When you tell yourselves that using "protection" will make sexual sin
okay, you're trying to go over God's head. You're making a guess about
the reason for His rule, then thinking that if you can get around the
reason, you don't have to obey the rule. But God hasn't told you "Use
protection." What He's told you is "Don't have sex outside marriage."
Another way to think of it is this: Anything that turns a precious gift
like children into something from which you think you need "protection"
has got to be terribly wrong.
Fifth trick: Not telling yourselves the truth about your own
motives. When you ask God in prayer whether it's okay to have sex outside
marriage, you're only pretending, because you know He has already answered
that question in His Scriptures. You see, God doesn't contradict Himself;
He doesn't say one thing in the Bible and another thing when you pray.

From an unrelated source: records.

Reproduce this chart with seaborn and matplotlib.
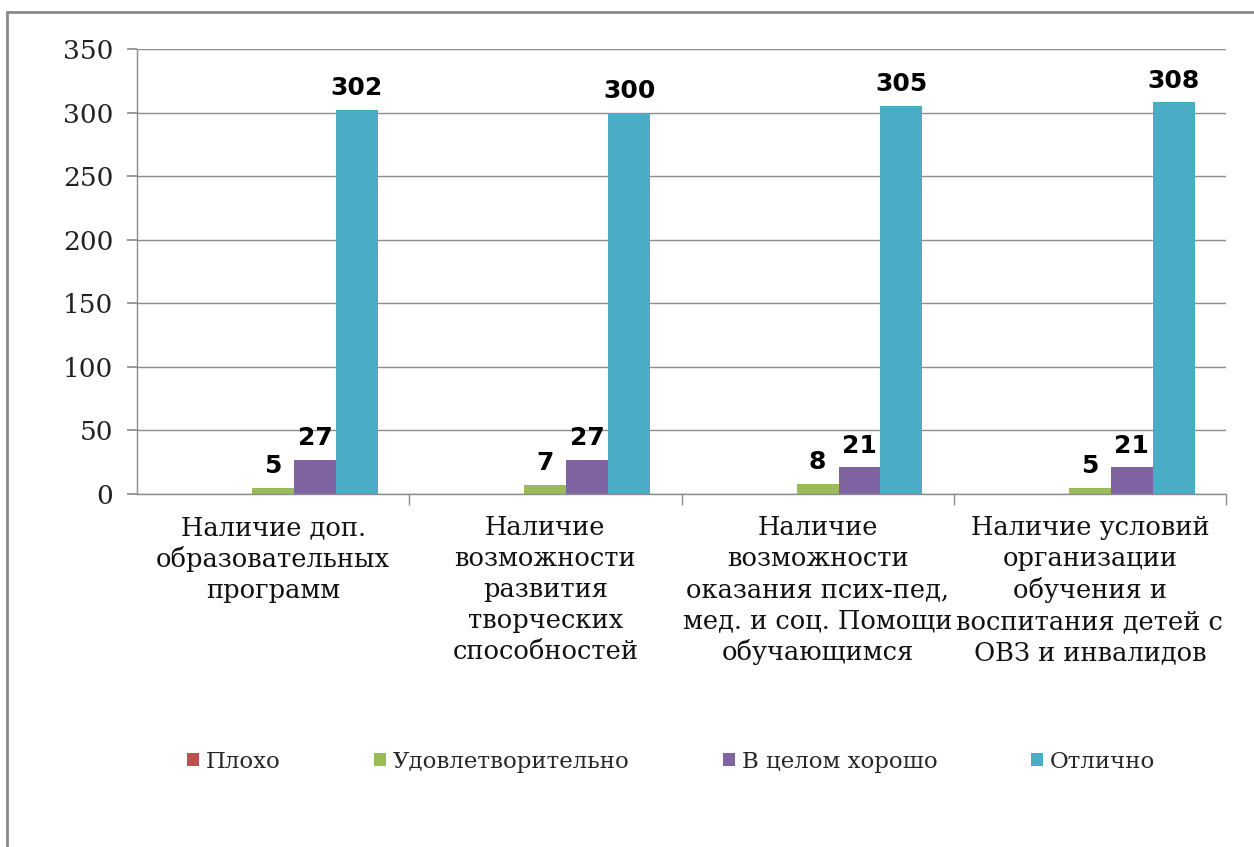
import matplotlib
matplotlib.use("Agg")
import matplotlib.pyplot as plt
from matplotlib.patches import Patch
from matplotlib.lines import Line2D
import seaborn as sns
import pandas as pd

categories = [
    "Наличие доп.\nобразовательных\nпрограмм",
    "Наличие\nвозможности\nразвития\nтворческих\nспособностей",
    "Наличие\nвозможности\nоказания псих-пед,\nмед. и соц. Помощи\nобучающимся",
    "Наличие условий\nорганизации\nобучения и\nвоспитания детей с\nОВЗ и инвалидов",
]
hidden_series = " "          # empty first series of the original chart (no legend entry)
hidden_values = [0, 0, 0, 0]
series = ["Плохо", "Удовлетворительно", "В целом хорошо", "Отлично"]
plokho = [0, 0, 0, 0]
udovl = [5, 7, 8, 5]
horosho = [27, 27, 21, 21]
otlichno = [302, 300, 305, 308]
colors = ["#C0504D", "#9BBB59", "#8064A2", "#4BACC6"]
yticks = [0, 50, 100, 150, 200, 250, 300, 350]

values = [hidden_values, plokho, udovl, horosho, otlichno]
names = [hidden_series] + series
rows = []
for name, vals in zip(names, values):
    for cat, v in zip(categories, vals):
        rows.append({"cat": cat, "series": name, "value": v})
df = pd.DataFrame(rows)

sns.set_theme(style="white")
plt.rcParams["font.family"] = ["DejaVu Serif"]

fig = plt.figure(figsize=(12.54, 8.47), dpi=100)
ax = fig.add_axes([137/1254, 1-494/847, (1226-137)/1254, (494-49)/847])

palette = {hidden_series: "#FFFFFF"}
palette.update(dict(zip(series, colors)))
sns.barplot(data=df, x="cat", y="value", hue="series", hue_order=names,
            order=categories, palette=palette, width=5/6.5, dodge=True,
            gap=0, saturation=1, legend=False, ax=ax, linewidth=0)

for cont, vals in zip(ax.containers, values):
    labels = [str(v) if v > 0 else "" for v in vals]
    ax.bar_label(cont, labels=labels, padding=7, fontsize=18,
                 fontweight="bold", family="DejaVu Sans", color="black")

ax.set_ylim(0, 350)
ax.set_xlim(-0.5, len(categories) - 0.5)
ax.set_yticks(yticks)
ax.set_yticklabels([str(t) for t in yticks], fontsize=19, color="#222222")
ax.yaxis.grid(True, color="#8c8c8c", linewidth=1)
ax.set_axisbelow(True)
ax.set_xlabel("")
ax.set_ylabel("")
for s in ["top", "right"]:
    ax.spines[s].set_visible(False)
for s in ["left", "bottom"]:
    ax.spines[s].set_color("#8c8c8c")
    ax.spines[s].set_linewidth(1)
ax.tick_params(axis="y", which="major", left=True, length=7, color="#8c8c8c", pad=10)
ax.set_xticks(range(len(categories)))
ax.set_xticklabels(categories, fontsize=18.5, color="#111111", linespacing=1.3)
ax.tick_params(axis="x", which="major", bottom=False, length=0, pad=15)
ax.set_xticks([i + 0.5 for i in range(len(categories))], minor=True)
ax.tick_params(axis="x", which="minor", bottom=True, length=8, color="#8c8c8c", direction="out")

handles = [Patch(facecolor=c, edgecolor="none") for c in colors]
fig.legend(handles, series, loc="center", bbox_to_anchor=(671/1254, 1-762/847),
           ncol=4, frameon=False, fontsize=16.5, handlelength=0.5, handleheight=0.5,
           handletextpad=0.3, columnspacing=4.1)

# outer chart frame
fig.add_artist(Line2D([7/1254, 7/1254], [0, 1-12/847], transform=fig.transFigure,
                      color="#8a8a8a", linewidth=2))
fig.add_artist(Line2D([7/1254, 1], [1-12/847, 1-12/847], transform=fig.transFigure,
                      color="#8a8a8a", linewidth=2))

fig.savefig("out.png", dpi=100, facecolor="white")
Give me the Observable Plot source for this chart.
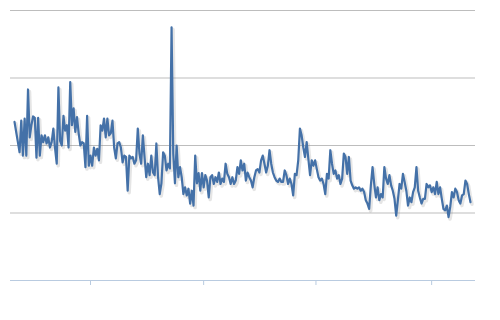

If He has already told you what to do, then asking Him "What should I
do?" isn't a way to find His will, but to avoid it.
When you tell
yourselves that using "protection" will make sexual sin okay, you're
trying to go over God's head. You're making a guess about the reason
for His rule, then thinking that if you can get around the reason,
you don't have to obey the rule.
So what do you do now? Before anything else, you and your girl friend
need to repent. That means admitting to yourselves, and to God, that you've
disobeyed Him; it means admitting to yourselves, and to God, that you've
been playing tricks on your conscience; it means being sorry; it means
telling Him that you're sorry; and it means reversing course. If your
girl friend doesn't want to repent, that doesn't get you off the hook,
because you will just have to repent by yourself. You'll have to do that
even if she becomes angry, even if she threatens to break off the relationship,
and even if she does break off the relationship.
After repenting, ask God to forgive you through Jesus Christ. Then ask
Him for strength to resist future sexual temptations — because by giving
in once, you've made it harder to resist the next time. Finally, agree
now to avoid the tempting situations — situations like being alone
together. I'll bet you didn't know that the more time a couple spends
alone together, the more likely they are to wind up in bed! That's true
even if they begin with a firm intention of abstinence.
By the way, when you and your girlfriend do pray to God, you should
pray separately too — prayer time is probably the worst of all times to
be alone together. As Ben Young and Sam Adams write in their book The
Ten Commandments of Dating, two of the most powerful drives in human
nature are the sex drive and the spiritual drive. If you put both drives
together, they'll be too strong for you. There will be plenty of time
to pray alone together after you're married.
Here are some words of mercy for you to remember as you pray:
"Come unto me, all ye that travail and are heavy laden, and I will refresh
you" (Matthew 11:28, KJV).
"God so loved the world, that He gave His only-begotten Son, to the
end that all that believe in Him should not perish, but have everlasting
life" (John 3:16).
"This is a true saying, and worthy of all men to be received, that Christ
Jesus came into the world to save sinners" (1 Timothy 1:15).
"If any man sin, we have an Advocate with the Father, Jesus Christ the
Righteous; and He is the perfect offering for our sins, and not for ours
only, but for the sins of the whole world" (1 John 2:1-2).
One last thing. Don't make the deadly mistake of telling yourselves,
"We'll sin again, but it will be all right because God will forgive us."
Yes, God does forgive, but there is no forgiveness without repentance.
By deliberately sinning, you're really training yourselves to not
repent. If you harden your heart before you sin, how do you know you'll
be able to soften it up again afterward?